■ **WHAT NEEDS TO BE DONE**:
Your task is to retype the lines from the opening of the material through the line that includes "(title) at (744,31)". Do not copy the pictures.
┌─ RAW DATA
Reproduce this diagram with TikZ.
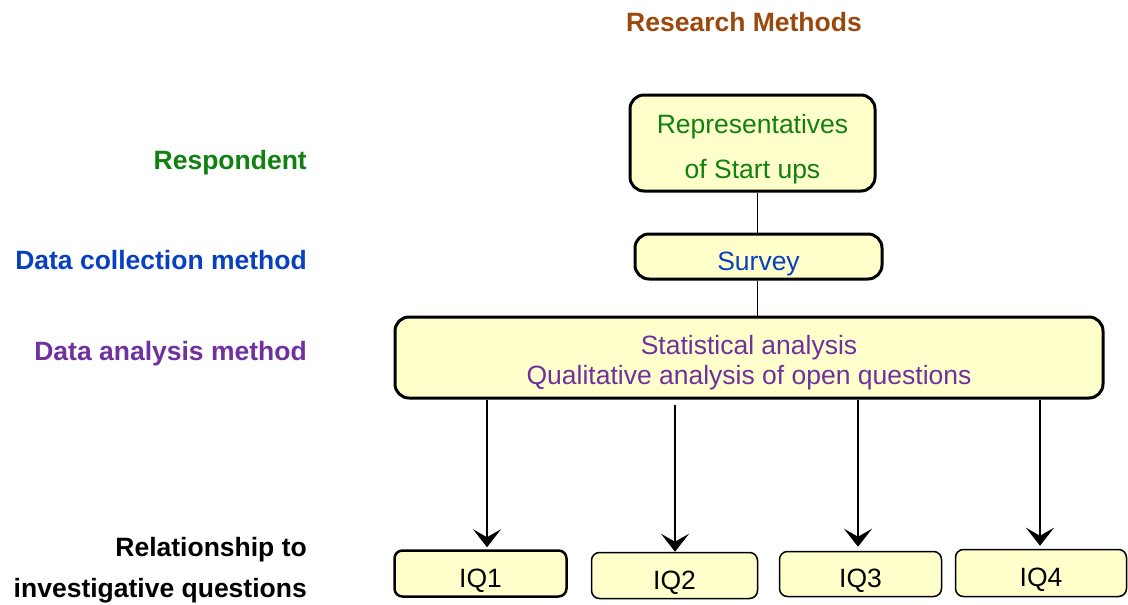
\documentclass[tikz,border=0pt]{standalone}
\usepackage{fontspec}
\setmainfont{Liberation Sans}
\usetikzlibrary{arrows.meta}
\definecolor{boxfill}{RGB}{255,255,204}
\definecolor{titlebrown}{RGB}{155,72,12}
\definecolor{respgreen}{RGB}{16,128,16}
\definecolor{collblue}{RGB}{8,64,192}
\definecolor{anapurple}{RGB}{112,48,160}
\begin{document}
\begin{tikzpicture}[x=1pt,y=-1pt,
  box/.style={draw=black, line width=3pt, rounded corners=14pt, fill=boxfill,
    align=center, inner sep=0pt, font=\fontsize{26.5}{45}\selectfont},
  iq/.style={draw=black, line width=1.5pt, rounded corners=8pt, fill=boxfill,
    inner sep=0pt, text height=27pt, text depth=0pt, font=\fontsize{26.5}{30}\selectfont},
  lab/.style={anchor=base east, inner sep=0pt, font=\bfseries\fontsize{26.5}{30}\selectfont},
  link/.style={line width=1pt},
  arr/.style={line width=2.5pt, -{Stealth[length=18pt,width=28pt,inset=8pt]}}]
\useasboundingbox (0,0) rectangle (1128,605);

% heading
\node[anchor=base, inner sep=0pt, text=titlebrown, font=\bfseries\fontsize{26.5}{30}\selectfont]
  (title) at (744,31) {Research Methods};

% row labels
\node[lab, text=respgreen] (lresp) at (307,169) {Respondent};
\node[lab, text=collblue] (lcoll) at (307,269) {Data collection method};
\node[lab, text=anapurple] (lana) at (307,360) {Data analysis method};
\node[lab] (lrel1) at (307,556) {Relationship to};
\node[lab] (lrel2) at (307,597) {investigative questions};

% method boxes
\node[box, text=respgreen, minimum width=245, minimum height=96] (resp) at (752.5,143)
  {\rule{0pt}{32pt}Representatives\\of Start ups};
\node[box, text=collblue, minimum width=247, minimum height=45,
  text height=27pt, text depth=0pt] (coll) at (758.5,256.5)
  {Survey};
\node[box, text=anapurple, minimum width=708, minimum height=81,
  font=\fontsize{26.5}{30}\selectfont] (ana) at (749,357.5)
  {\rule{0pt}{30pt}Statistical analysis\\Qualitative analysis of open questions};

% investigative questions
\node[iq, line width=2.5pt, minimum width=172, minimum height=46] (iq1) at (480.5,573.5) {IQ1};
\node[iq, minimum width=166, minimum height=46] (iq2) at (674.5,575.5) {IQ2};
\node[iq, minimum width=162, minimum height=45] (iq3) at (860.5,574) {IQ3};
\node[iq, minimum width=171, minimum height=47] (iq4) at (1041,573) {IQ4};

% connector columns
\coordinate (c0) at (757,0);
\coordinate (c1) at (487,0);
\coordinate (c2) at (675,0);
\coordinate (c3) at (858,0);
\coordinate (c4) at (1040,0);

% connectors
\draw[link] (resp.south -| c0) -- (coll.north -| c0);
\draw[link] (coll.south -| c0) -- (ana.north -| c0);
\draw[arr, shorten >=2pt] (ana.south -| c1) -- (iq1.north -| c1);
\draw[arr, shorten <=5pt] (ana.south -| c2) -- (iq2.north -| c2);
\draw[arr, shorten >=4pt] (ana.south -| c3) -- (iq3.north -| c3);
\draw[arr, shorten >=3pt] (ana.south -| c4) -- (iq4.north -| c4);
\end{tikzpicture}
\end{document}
└─
■ **THE RESULT**:
Reproduce this diagram with TikZ.
\documentclass[tikz,border=0pt]{standalone}
\usepackage{fontspec}
\setmainfont{Liberation Sans}
\usetikzlibrary{arrows.meta}
\definecolor{boxfill}{RGB}{255,255,204}
\definecolor{titlebrown}{RGB}{155,72,12}
\definecolor{respgreen}{RGB}{16,128,16}
\definecolor{collblue}{RGB}{8,64,192}
\definecolor{anapurple}{RGB}{112,48,160}
\begin{document}
\begin{tikzpicture}[x=1pt,y=-1pt,
  box/.style={draw=black, line width=3pt, rounded corners=14pt, fill=boxfill,
    align=center, inner sep=0pt, font=\fontsize{26.5}{45}\selectfont},
  iq/.style={draw=black, line width=1.5pt, rounded corners=8pt, fill=boxfill,
    inner sep=0pt, text height=27pt, text depth=0pt, font=\fontsize{26.5}{30}\selectfont},
  lab/.style={anchor=base east, inner sep=0pt, font=\bfseries\fontsize{26.5}{30}\selectfont},
  link/.style={line width=1pt},
  arr/.style={line width=2.5pt, -{Stealth[length=18pt,width=28pt,inset=8pt]}}]
\useasboundingbox (0,0) rectangle (1128,605);

% heading
\node[anchor=base, inner sep=0pt, text=titlebrown, font=\bfseries\fontsize{26.5}{30}\selectfont]
  (title) at (744,31) {Research Methods};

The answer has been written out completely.